Over-Caching Consequences¶
- Executor memory exhaustion
- Increased GC pressure
- Spilling to disk (defeats cache purpose)
- Reduced performance for actually reused data
- Slower job execution
- Resource contention
Solutions¶
✅ Cache Only Reused DataFrames
# GOOD: Cache only reused DataFrames
expensive_df = df.groupBy("category").agg(
count("*").alias("count"),
avg("price").alias("avg_price"),
sum("revenue").alias("total_revenue")
)
# This will be reused multiple times
expensive_df.cache()
# Multiple operations using cached data
high_volume = expensive_df.filter(col("count") > 1000)
low_volume = expensive_df.filter(col("count") < 100)
mid_range = expensive_df.filter(
(col("count") >= 100) & (col("count") <= 1000)
)
# Clean up when done
expensive_df.unpersist()
✅ Intelligent Caching Logic
def should_cache(df, usage_count, computation_cost="medium"):
"""Decide whether to cache based on usage patterns"""
cost_weights = {
"low": 1, # Simple transformations
"medium": 3, # Joins, groupBy
"high": 10 # Complex aggregations, multiple joins
}
weight = cost_weights.get(computation_cost, 3)
cache_benefit_score = usage_count * weight
# Memory consideration
partition_count = df.rdd.getNumPartitions()
memory_concern = partition_count > 1000
return {
"should_cache": cache_benefit_score >= 6 and not memory_concern,
"score": cache_benefit_score,
"memory_concern": memory_concern
}
# Usage example
expensive_computation = df.groupBy("category", "region").agg(
countDistinct("user_id"),
avg("amount")
)
cache_decision = should_cache(
expensive_computation,
usage_count=3,
computation_cost="high"
)
if cache_decision["should_cache"]:
expensive_computation.cache()
print(f"✅ Caching (score: {cache_decision['score']})")
else:
print(f"❌ Not caching (score: {cache_decision['score']})")
✅ Automatic Cache Cleanup
from contextlib import contextmanager
@contextmanager
def managed_cache(df, storage_level=None):
"""Context manager for automatic cache cleanup"""
if storage_level:
df.persist(storage_level)
else:
df.cache()
try:
df.count() # Trigger cache
yield df
finally:
df.unpersist()
# Usage - automatic cleanup
expensive_df = df.groupBy("category").agg(count("*"))

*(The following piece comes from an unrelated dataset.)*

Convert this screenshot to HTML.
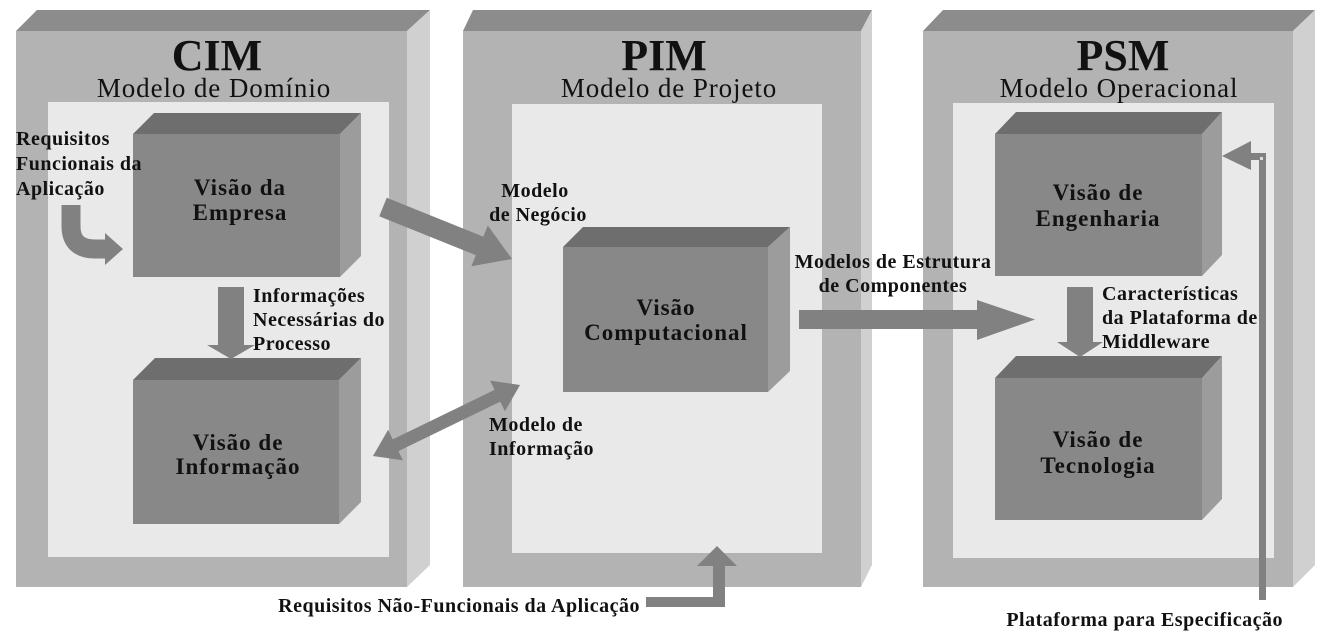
<!DOCTYPE html>
<html><head><meta charset="utf-8"><style>
html,body{margin:0;padding:0;background:#fff;}
svg{display:block;}
text{font-family:"Liberation Serif",serif;fill:#111;}
.b{font-weight:bold;}
.lb{font-weight:bold;font-size:20px;letter-spacing:0.5px;}
.bx{font-weight:bold;font-size:23px;letter-spacing:1px;}
.st{font-size:27px;letter-spacing:0.9px;}
</style></head><body>
<svg width="1322" height="633" viewBox="0 0 1322 633" xmlns="http://www.w3.org/2000/svg">
<g>
<rect x="16" y="31" width="391" height="556" fill="#b3b3b3"/>
<polygon points="16,31 37,10 430,10 407,31" fill="#8c8c8c"/>
<polygon points="407,31 430,10 430,565 407,587" fill="#d0d0d0"/>
<rect x="48" y="102" width="341" height="455" fill="#e9e9e9"/>

<rect x="463" y="31" width="398" height="556" fill="#b3b3b3"/>
<polygon points="463,31 473,10 872,10 861,31" fill="#8c8c8c"/>
<polygon points="861,31 872,10 872,565 861,587" fill="#d0d0d0"/>
<rect x="512" y="104" width="310" height="449" fill="#e9e9e9"/>

<rect x="923" y="31" width="370" height="556" fill="#b3b3b3"/>
<polygon points="923,31 943,10 1315,10 1293,31" fill="#8c8c8c"/>
<polygon points="1293,31 1315,10 1315,565 1293,587" fill="#d0d0d0"/>
<rect x="953" y="103" width="321" height="455" fill="#e9e9e9"/>
</g>

<text class="b" x="217" y="70" font-size="44" text-anchor="middle">CIM</text>
<text class="st" x="214" y="97" text-anchor="middle">Modelo de Domínio</text>
<text class="b" x="664" y="70" font-size="44" text-anchor="middle">PIM</text>
<text class="st" x="669" y="97" text-anchor="middle">Modelo de Projeto</text>
<text class="b" x="1123" y="70" font-size="44" text-anchor="middle">PSM</text>
<text class="st" x="1119" y="97" text-anchor="middle">Modelo Operacional</text>

<g>
<rect x="133" y="134" width="207" height="143" fill="#888"/>
<polygon points="133,134 154,113 361,113 340,134" fill="#6e6e6e"/>
<polygon points="340,134 361,113 361,256 340,277" fill="#9c9c9c"/>

<rect x="133" y="380" width="206" height="144" fill="#888"/>
<polygon points="133,380 155,358 361,358 339,380" fill="#6e6e6e"/>
<polygon points="339,380 361,358 361,502 339,524" fill="#9c9c9c"/>

<rect x="563" y="247" width="205" height="145" fill="#888"/>
<polygon points="563,247 583,227 790,227 768,247" fill="#6e6e6e"/>
<polygon points="768,247 790,227 790,371 768,392" fill="#9c9c9c"/>

<rect x="995" y="134" width="207" height="142" fill="#888"/>
<polygon points="995,134 1016,112 1222,112 1202,134" fill="#6e6e6e"/>
<polygon points="1202,134 1222,112 1222,255 1202,276" fill="#9c9c9c"/>

<rect x="995" y="378" width="207" height="142" fill="#888"/>
<polygon points="995,378 1016,356 1222,356 1202,378" fill="#6e6e6e"/>
<polygon points="1202,378 1222,356 1222,499 1202,520" fill="#9c9c9c"/>
</g>

<text class="bx" x="240" y="195" text-anchor="middle">Visão da</text>
<text class="bx" x="240" y="220" text-anchor="middle">Empresa</text>
<text class="bx" x="238" y="450" text-anchor="middle">Visão de</text>
<text class="bx" x="238" y="474" text-anchor="middle">Informação</text>
<text class="bx" x="666" y="315" text-anchor="middle">Visão</text>
<text class="bx" x="666" y="340" text-anchor="middle">Computacional</text>
<text class="bx" x="1098" y="200" text-anchor="middle">Visão de</text>
<text class="bx" x="1098" y="226" text-anchor="middle">Engenharia</text>
<text class="bx" x="1098" y="447" text-anchor="middle">Visão de</text>
<text class="bx" x="1098" y="473" text-anchor="middle">Tecnologia</text>

<g fill="#818181" stroke="none">
<path d="M71 205 V226 Q71 249 95 249 H107" fill="none" stroke="#818181" stroke-width="19"/>
<polygon points="105,233 123,249 105,265"/>
<rect x="218" y="287" width="26" height="58"/>
<polygon points="207,345 255,345 231,359"/>
<line x1="383" y1="207" x2="481" y2="246.5" stroke="#818181" stroke-width="20"/>
<polygon points="471.4,266.3 512,259 487.8,225.5"/>
<line x1="394" y1="446" x2="499" y2="395" stroke="#818181" stroke-width="13"/>
<polygon points="504.9,411.2 520,385 490.1,380.6"/>
<polygon points="402.9,460.4 373,456 388.1,429.8"/>
<rect x="799" y="310" width="179" height="19"/>
<polygon points="977,300 1035,319.5 977,340"/>
<rect x="1067" y="287" width="26" height="55"/>
<polygon points="1057,342 1103,342 1080,357"/>
<rect x="646" y="597" width="79" height="10"/>
<rect x="713" y="564" width="12" height="43"/>
<polygon points="697,566 737,566 717,546"/>
<rect x="1259" y="155" width="7" height="445"/>
<rect x="1249" y="153" width="17" height="7"/>
<polygon points="1251,141 1222,156 1251,170"/>
<rect x="1260" y="157" width="3" height="3" fill="#ddd"/>
</g>

<text class="lb" x="16" y="145">Requisitos</text>
<text class="lb" x="16" y="170">Funcionais da</text>
<text class="lb" x="16" y="195">Aplicação</text>

<text class="lb" x="253" y="302">Informações</text>
<text class="lb" x="253" y="326">Necessárias do</text>
<text class="lb" x="253" y="350">Processo</text>

<text class="lb" x="535" y="197" text-anchor="middle">Modelo</text>
<text class="lb" x="538" y="221" text-anchor="middle">de Negócio</text>

<text class="lb" x="489" y="431">Modelo de</text>
<text class="lb" x="489" y="455">Informação</text>

<text class="lb" x="893" y="268" text-anchor="middle">Modelos de Estrutura</text>
<text class="lb" x="893" y="292" text-anchor="middle">de Componentes</text>

<text class="lb" x="1102" y="300">Características</text>
<text class="lb" x="1102" y="324">da Plataforma de</text>
<text class="lb" x="1102" y="348">Middleware</text>

<text class="lb" x="640" y="612" text-anchor="end">Requisitos Não-Funcionais da Aplicação</text>
<text class="lb" x="1283" y="626" text-anchor="end">Plataforma para Especificação</text>
</svg>
</body></html>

with managed_cache(expensive_df) as cached_df:
result1 = cached_df.filter(col("count") > 100).collect()
result2 = cached_df.filter(col("count") < 50).collect()

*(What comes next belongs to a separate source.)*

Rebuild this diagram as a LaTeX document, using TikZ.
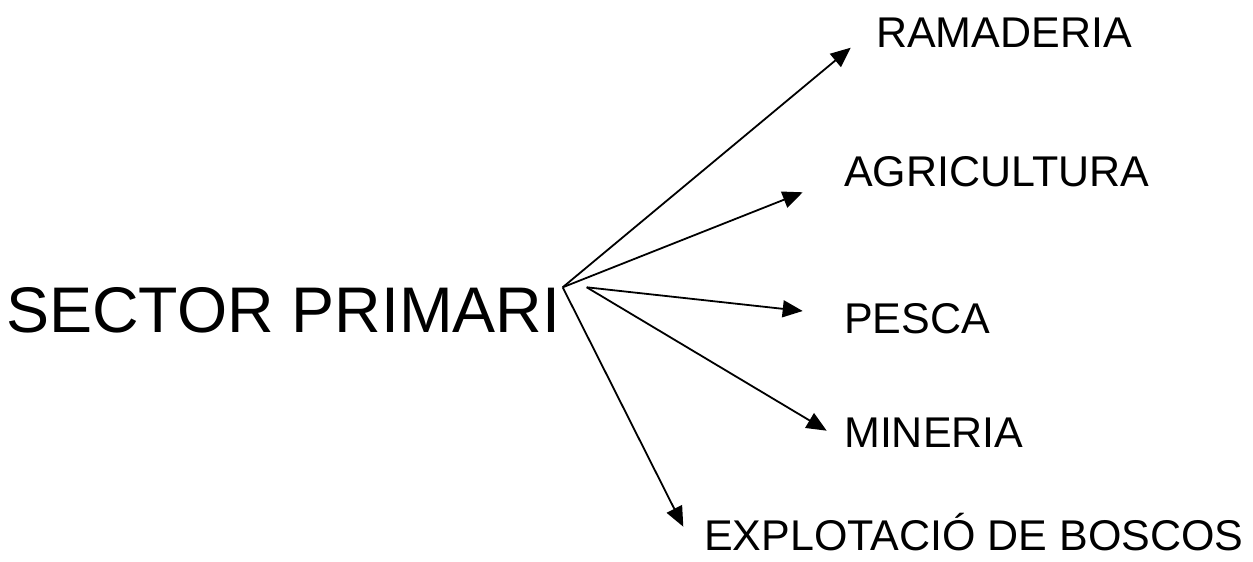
\documentclass[tikz,border=0pt]{standalone}
\usepackage{fontspec}
\setmainfont{Liberation Sans}
\usetikzlibrary{arrows.meta}
\begin{document}
\begin{tikzpicture}[x=1pt,y=-1pt,
  lbl/.style={anchor=base west,inner sep=0pt,font=\fontsize{43}{43}\selectfont},
  big/.style={anchor=base west,inner sep=0pt,font=\fontsize{64.5}{64.5}\selectfont},
  arr/.style={line width=1.8pt,-{Triangle[length=20pt,width=17pt]}}]
\useasboundingbox (0,0) rectangle (1253,562);
\node[big] (sp) at (6,332) {SECTOR PRIMARI};
\node[lbl] (ram) at (876,47) {RAMADERIA};
\node[lbl] (agr) at (844,186) {AGRICULTURA};
\node[lbl] (pes) at (844,333) {PESCA};
\node[lbl] (min) at (844,447) {MINERIA};
\node[lbl] (exp) at (704,550) {EXPLOTACIÓ DE BOSCOS};
\coordinate (a) at (562.7,287.3);
\coordinate (b) at (586.7,287.3);
\coordinate (tram) at (850.7,47.7);
\coordinate (tagr) at (802.7,192.3);
\coordinate (tpes) at (802.7,311);
\coordinate (tmin) at (826.7,430.7);
\coordinate (texp) at (683.3,526.7);
\draw[arr] (a) -- (tram);
\draw[arr] (a) -- (tagr);
\draw[arr] (b) -- (tpes);
\draw[arr] (b) -- (tmin);
\draw[arr] (a) -- (texp);
\end{tikzpicture}
\end{document}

# Automatic cleanup when exiting context
✅ Monitor Cache Usage
def monitor_cache_usage():
"""Monitor current cache usage across cluster"""

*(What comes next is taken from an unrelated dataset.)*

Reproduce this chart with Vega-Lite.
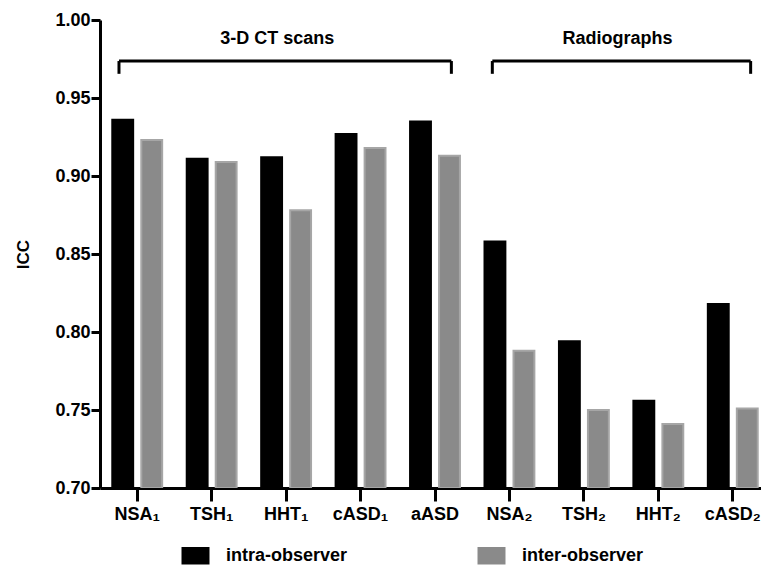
{
  "$schema": "https://vega.github.io/schema/vega-lite/v6.json",
  "width": 670,
  "height": 468,
  "autosize": {"type": "none"},
  "padding": {"left": 100, "top": 20, "right": 0, "bottom": 80},
  "background": "white",
  "config": {
    "view": {"stroke": null},
    "font": "Liberation Sans",
    "axis": {"labelFont": "Liberation Sans", "titleFont": "Liberation Sans"}
  },
  "datasets": {
    "bars": [
      {"cat": "NSA₁", "type": "intra-observer", "icc": 0.936},
      {"cat": "NSA₁", "type": "inter-observer", "icc": 0.923},
      {"cat": "TSH₁", "type": "intra-observer", "icc": 0.911},
      {"cat": "TSH₁", "type": "inter-observer", "icc": 0.909},
      {"cat": "HHT₁", "type": "intra-observer", "icc": 0.912},
      {"cat": "HHT₁", "type": "inter-observer", "icc": 0.878},
      {"cat": "cASD₁", "type": "intra-observer", "icc": 0.927},
      {"cat": "cASD₁", "type": "inter-observer", "icc": 0.918},
      {"cat": "aASD", "type": "intra-observer", "icc": 0.935},
      {"cat": "aASD", "type": "inter-observer", "icc": 0.913},
      {"cat": "NSA₂", "type": "intra-observer", "icc": 0.858},
      {"cat": "NSA₂", "type": "inter-observer", "icc": 0.788},
      {"cat": "TSH₂", "type": "intra-observer", "icc": 0.794},
      {"cat": "TSH₂", "type": "inter-observer", "icc": 0.750},
      {"cat": "HHT₂", "type": "intra-observer", "icc": 0.756},
      {"cat": "HHT₂", "type": "inter-observer", "icc": 0.741},
      {"cat": "cASD₂", "type": "intra-observer", "icc": 0.818},
      {"cat": "cASD₂", "type": "inter-observer", "icc": 0.751}
    ],
    "brackets": [
      {"label": "3-D CT scans", "start": 0.255, "end": 4.72, "mid": 2.38},
      {"label": "Radiographs", "start": 5.27, "end": 8.74, "mid": 6.95}
    ]
  },
  "layer": [
    {
      "data": {"name": "bars"},
      "mark": {"type": "bar", "strokeWidth": 2, "clip": true},
      "encoding": {
        "x": {
          "field": "cat", "type": "nominal",
          "sort": ["NSA₁", "TSH₁", "HHT₁", "cASD₁", "aASD", "NSA₂", "TSH₂", "HHT₂", "cASD₂"],
          "scale": {"paddingInner": 0.33, "paddingOuter": 0.165},
          "axis": {
            "title": null, "labelAngle": 0, "labelFontSize": 18, "labelFontWeight": "bold",
            "labelColor": "black", "domainColor": "black", "domainWidth": 3,
            "tickColor": "black", "tickWidth": 3, "tickSize": 13, "labelPadding": 4
          }
        },
        "xOffset": {
          "field": "type", "type": "nominal",
          "sort": ["intra-observer", "inter-observer"],
          "scale": {"paddingInner": 0.28}
        },
        "y": {
          "field": "icc", "type": "quantitative",
          "scale": {"domain": [0.7, 1.0], "zero": false, "nice": false},
          "axis": {
            "title": "ICC", "titleFontSize": 17, "titleFontWeight": "bold", "titleColor": "black",
            "titlePadding": 22,
            "values": [0.7, 0.75, 0.8, 0.85, 0.9, 0.95, 1.0], "format": ".2f",
            "labelFontSize": 18, "labelFontWeight": "bold", "labelColor": "black",
            "domainColor": "black", "domainWidth": 3, "tickColor": "black", "tickWidth": 3,
            "tickSize": 9, "labelPadding": 1, "grid": false
          }
        },
        "y2": {"datum": 0.7},
        "color": {
          "field": "type", "type": "nominal",
          "sort": ["intra-observer", "inter-observer"],
          "scale": {"domain": ["intra-observer", "inter-observer"], "range": ["#000000", "#8a8a8a"]},
          "legend": {
            "title": null, "orient": "none", "direction": "horizontal",
            "legendX": 78, "legendY": 518,
            "symbolType": "M-0.8,-0.5H0.8V0.5H-0.8Z", "symbolSize": 1225,
            "symbolStrokeWidth": 0,
            "labelFontSize": 18, "labelFontWeight": "bold", "labelColor": "black",
            "labelOffset": 13, "columnPadding": 126, "padding": 0
          }
        },
        "stroke": {
          "field": "type", "type": "nominal",
          "scale": {"domain": ["intra-observer", "inter-observer"], "range": ["#000000", "#a6a6a6"]},
          "legend": null
        }
      }
    },
    {
      "data": {"name": "brackets"},
      "layer": [
        {
          "mark": {"type": "rule", "strokeWidth": 3, "color": "black"},
          "encoding": {
            "x": {"field": "start", "type": "quantitative", "scale": {"domain": [0, 9], "nice": false, "zero": false}, "axis": null},
            "x2": {"field": "end"},
            "y": {"datum": 0.9737}
          }
        },
        {
          "mark": {"type": "rule", "strokeWidth": 3, "color": "black"},
          "encoding": {
            "x": {"field": "start", "type": "quantitative"},
            "y": {"datum": 0.9737},
            "y2": {"datum": 0.9655}
          }
        },
        {
          "mark": {"type": "rule", "strokeWidth": 3, "color": "black"},
          "encoding": {
            "x": {"field": "end", "type": "quantitative"},
            "y": {"datum": 0.9737},
            "y2": {"datum": 0.9655}
          }
        },
        {
          "mark": {"type": "text", "fontSize": 18, "fontWeight": "bold", "color": "black", "baseline": "middle"},
          "encoding": {
            "x": {"field": "mid", "type": "quantitative"},
            "y": {"datum": 0.988},
            "text": {"field": "label"}
          }
        }
      ]
    }
  ],
  "resolve": {"scale": {"x": "independent"}, "axis": {"x": "independent"}}
}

print("=== Cache Usage Report ===")
storage_infos = spark.sparkContext._jsc.sc().getRDDStorageInfo()
total_memory_used = 0
total_disk_used = 0
for storage_info in storage_infos:
rdd_id = storage_info.id()
memory_size_mb = storage_info.memSize() / (1024 * 1024)
disk_size_mb = storage_info.diskSize() / (1024 * 1024)
total_memory_used += memory_size_mb
total_disk_used += disk_size_mb
print(f"RDD {rdd_id}: {memory_size_mb:.1f}MB memory, {disk_size_mb:.1f}MB disk")
print(f"Total: {total_memory_used:.1f}MB memory, {total_disk_used:.1f}MB disk")
# Get executor memory info
executors = spark.sparkContext.statusTracker().getExecutorInfos()
total_executor_memory = sum(exec.maxMemory for exec in executors)
cache_ratio = (total_memory_used * 1024 * 1024) / total_executor_memory
print(f"Cache memory ratio: {cache_ratio:.1%}")
if cache_ratio > 0.8:
print("⚠️ High cache memory usage!")
# Monitor periodically
monitor_cache_usage()
Key Takeaways¶
Caching Best Practices
- Cache when: DataFrame used 2+ times, expensive computation, memory available
- Don't cache: One-time use, simple transformations, memory constrained
- Monitor usage regularly to prevent memory issues
- Clean up with
.unpersist()
when done
Measuring Impact¶
Cache Optimization Results
# Before: 5 cached DataFrames (3 unused) → 60% memory waste
# After: 2 strategically cached DataFrames → optimal memory usage
# Improvement: 3x better memory efficiency, faster execution
Strategic caching is about quality over quantity. Cache the right DataFrames at the right time, not everything "just in case".